Syaikh Yusuf dibuang ke Tanjung Harapan, Afrika Selatan yang adalah tempat pembuangan bagi orang-orang Melayu-Nusantara yang dianggap berbahaya oleh Belanda. Disini Syaikh Yusuf mengajar para budak dan orang Melayu yang dibuang disini.

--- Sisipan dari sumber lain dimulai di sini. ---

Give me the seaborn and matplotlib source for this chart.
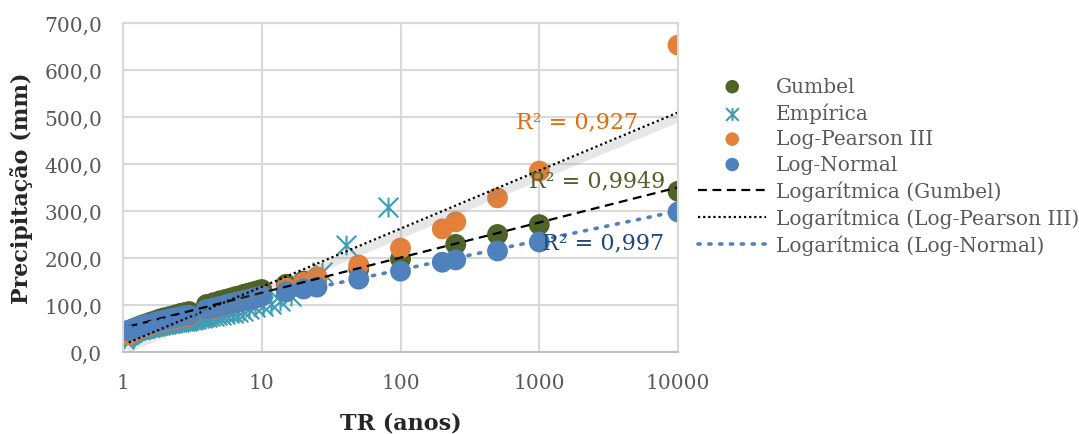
import numpy as np
import seaborn as sns
import matplotlib.pyplot as plt
import matplotlib.patheffects as pe
from matplotlib.path import Path
from matplotlib.ticker import NullLocator

# periodos de retorno (anos) e precipitacoes (mm)
tr_emp = [81, 40.5, 27, 20.25, 16.2, 13.5, 11.57, 10.13, 9.0, 8.1, 7.36, 6.75, 6.23, 5.79,
          5.4, 5.06, 4.76, 4.5, 4.26, 4.05, 3.86, 3.68, 3.52, 3.38, 3.24, 3.12, 3.0, 2.89,
          2.79, 2.7, 2.61, 2.53, 2.45, 2.38, 2.31, 2.25, 2.19, 2.13, 2.08, 2.03, 1.98, 1.93,
          1.88, 1.84, 1.8, 1.76, 1.72, 1.69, 1.65, 1.62, 1.59, 1.56, 1.53, 1.5, 1.47, 1.45,
          1.42, 1.4, 1.37, 1.35, 1.33, 1.31, 1.29, 1.27, 1.25, 1.23, 1.21, 1.19, 1.17, 1.16,
          1.14, 1.13, 1.11, 1.1, 1.08, 1.07, 1.05, 1.04, 1.03, 1.01]
p_emp = [308, 228, 170, 140, 120, 108, 102, 98, 95, 92, 88, 86, 84, 82,
         80, 79, 78, 77, 76, 75, 74, 73, 72, 71, 70, 69, 68, 67,
         66, 66, 65, 64, 64, 63, 63, 62, 62, 61, 61, 60, 60, 59,
         59, 58, 58, 57, 57, 56, 56, 55, 55, 54, 54, 53, 53, 52,
         52, 51, 51, 50, 50, 49, 48, 48, 47, 46, 46, 45, 44, 43,
         42, 41, 40, 39, 38, 37, 36, 34, 32, 28]

tr_gumbel = [1.1, 1.15, 1.2, 1.25, 1.3, 1.35, 1.4, 1.5, 1.6, 1.7, 1.8, 1.9, 2.0, 2.2, 2.4, 2.6,
             2.8, 3.0, 4, 4.5, 5, 5.5, 6, 6.5, 7, 7.5, 8, 8.5, 9, 9.5, 10,
             15, 20, 25, 50, 100, 250, 500, 1000, 10000]
p_gumbel = [43, 47, 50, 52, 54, 56, 58, 61, 64, 66, 69, 71, 73, 76, 79, 82,
            84, 86, 101, 105, 109, 112, 115, 118, 120, 123, 125, 127, 129, 131, 133,
            144, 151, 157, 177, 198, 229, 250, 271, 342]

tr_lp3 = [1.1, 1.15, 1.2, 1.25, 1.3, 1.35, 1.4, 1.5, 1.6, 1.7, 1.8, 1.9, 2.0, 2.2, 2.4, 2.6,
          2.8, 3.0, 4, 4.5, 5, 5.5, 6, 6.5, 7, 7.5, 8, 8.5, 9, 9.5, 10,
          15, 20, 25, 50, 100, 200, 250, 500, 1000, 10000]
p_lp3 = [37, 41, 44, 47, 49, 51, 53, 56, 59, 61, 63, 65, 66, 69, 71, 73,
         75, 76, 90, 93, 96, 99, 102, 105, 107, 109, 111, 113, 115, 117, 119,
         136, 148, 160, 185, 221, 262, 277, 328, 385, 653]

tr_ln = tr_lp3
p_ln = [45, 48, 50, 52, 54, 55, 57, 59, 61, 63, 65, 67, 68, 71, 73, 75,
        77, 78, 91, 94, 97, 100, 103, 105, 107, 109, 111, 113, 115, 117, 119,
        128, 134, 138, 155, 172, 191, 196, 215, 234, 298]

r2_labels = ["R² = 0,927", "R² = 0,9949", "R² = 0,997"]
r2_pos = [(680, 491), (840, 364), (1040, 234)]

verde = "#4F6228"
azul_esv = "#3E9DB5"
laranja = "#E3803A"
azul = "#4F81BD"

sns.set_style("white")
plt.rcParams['font.family'] = ['DejaVu Serif']

fig = plt.figure(figsize=(10.79, 4.35), dpi=100)
ax = fig.add_axes([0.114, 0.1885, 0.5144, 0.7563])
ax.set_xscale("log")

estrela = Path([(0, -1), (0, 1), (-1, -1), (1, 1), (-1, 1), (1, -1)],
               [Path.MOVETO, Path.LINETO] * 3)

sns.scatterplot(x=tr_gumbel, y=p_gumbel, color=verde, s=225, edgecolor="none", label="Gumbel", ax=ax)
sns.scatterplot(x=tr_emp, y=p_emp, marker=estrela, color=azul_esv, edgecolor=azul_esv,
                linewidth=1.5, s=200, label="Empírica", ax=ax)
sns.scatterplot(x=tr_lp3, y=p_lp3, color=laranja, s=225, edgecolor="none", label="Log-Pearson III", ax=ax)
sns.scatterplot(x=tr_ln, y=p_ln, color=azul, s=225, edgecolor="none", label="Log-Normal", ax=ax)
pontos = list(ax.collections)

# linhas de tendencia logaritmicas
sns.regplot(x=tr_gumbel, y=p_gumbel, logx=True, scatter=False, ci=None, ax=ax,
            line_kws=dict(color="black", lw=1.6, ls=(0, (4, 2.5))))
l_gumbel = ax.lines[-1]
# sombra da tendencia LP3
sns.regplot(x=tr_lp3, y=p_lp3, logx=True, scatter=False, ci=None, ax=ax,
            line_kws=dict(color="black", lw=1.5, alpha=0.0,
                          path_effects=[pe.SimpleLineShadow(offset=(1.5, -3.5), shadow_color="#888888",
                                                            alpha=0.2, linewidth=6)]))
sns.regplot(x=tr_lp3, y=p_lp3, logx=True, scatter=False, ci=None, ax=ax,
            line_kws=dict(color="black", lw=1.6, ls=(0, (1, 1.3))))
l_lp3 = ax.lines[-1]
sns.regplot(x=tr_ln, y=p_ln, logx=True, scatter=False, ci=None, ax=ax,
            line_kws=dict(color=azul, lw=2.6, ls=(0, (0.6, 2.4)), dash_capstyle="round"))
l_ln = ax.lines[-1]

for txt, (xx, yy), cor in zip(r2_labels, r2_pos, ["#E46C0A", verde, "#1F497D"]):
    ax.text(xx, yy, txt, color=cor, fontsize=16, va="center", ha="left")

ax.set_xlim(1, 10000)
ax.set_ylim(0, 700)
ax.set_xticks([1, 10, 100, 1000, 10000])
ax.set_xticklabels(["1", "10", "100", "1000", "10000"])
ax.xaxis.set_minor_locator(NullLocator())
ax.set_yticks(np.arange(0, 701, 100))
ax.set_yticklabels([f"{v:.1f}".replace(".", ",") for v in np.arange(0, 701, 100)])
ax.tick_params(length=0, labelsize=14.5, labelcolor="#595959")
ax.tick_params(axis="y", pad=15)
ax.tick_params(axis="x", pad=15)
ax.grid(True, color="#D9D9D9", lw=1.5)
for s in ["top", "right", "left"]:
    ax.spines[s].set_color("#D9D9D9")
    ax.spines[s].set_linewidth(1.5)
ax.spines["bottom"].set_color("#BFBFBF")
ax.spines["bottom"].set_linewidth(1.5)

ax.set_xlabel("TR (anos)", fontsize=16, fontweight="bold", labelpad=14)
ax.set_ylabel("Precipitação (mm)", fontsize=16, fontweight="bold", labelpad=8)

handles = pontos + [l_gumbel, l_lp3, l_ln]
labels = ["Gumbel", "Empírica", "Log-Pearson III", "Log-Normal",
          "Logarítmica (Gumbel)", "Logarítmica (Log-Pearson III)", "Logarítmica (Log-Normal)"]
leg = ax.legend(handles, labels, loc="upper left", bbox_to_anchor=(698 / 1079, 1 - 78 / 435),
                bbox_transform=fig.transFigure, frameon=False, handlelength=3.4,
                handletextpad=0.45, labelspacing=0.32, markerscale=0.65,
                borderpad=0, borderaxespad=0, fontsize=14.5)
for t in leg.get_texts():
    t.set_color("#595959")

fig.savefig("out.png", dpi=100)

Di Aafrika Selatan Syaikh Yusuf lebih banyak melawan Kristenisasi yang marak terjadi disana dan juga saat berada di Afrika Selatan Ia banyak mengajar tentang Tasawuf sampai diduga bahwa tiga Tarekat yang ada di Afrika Selatan yaitu Naqsabandiyah, Qodiriyah, dan Rifa’iyah diperkenalkan oleh Syaikh Yusuf al-Maqassari.
Sampai akhir hayatnya Syaikh Yusuf menetap di Tanjung Harapan dan ia meninggal pada tanggal 22 Mei 1699 dan dimakamkan disana, tapi pada tahun 1705 Sultan Gowa meminta agar jasad Syaikh Yusuf dibawa dan dipindahkan ke Makassar dan kedua makam ini masih ada dan sampai sekarang masih dikunjungi.

Jadi Syaikh Yusuf ini adalah seorang ulama yang sangat bepengaruh besar bagi umat islam terutama bagi umat islam yang berada di Nusantara yang banyak mengikuti ajaran Syaikh Yusuf Sehingga keislaman yang ada di Nusantara ini tidak bisa dilepaskan dari peran Syaikh Yusuf al-Maqassari.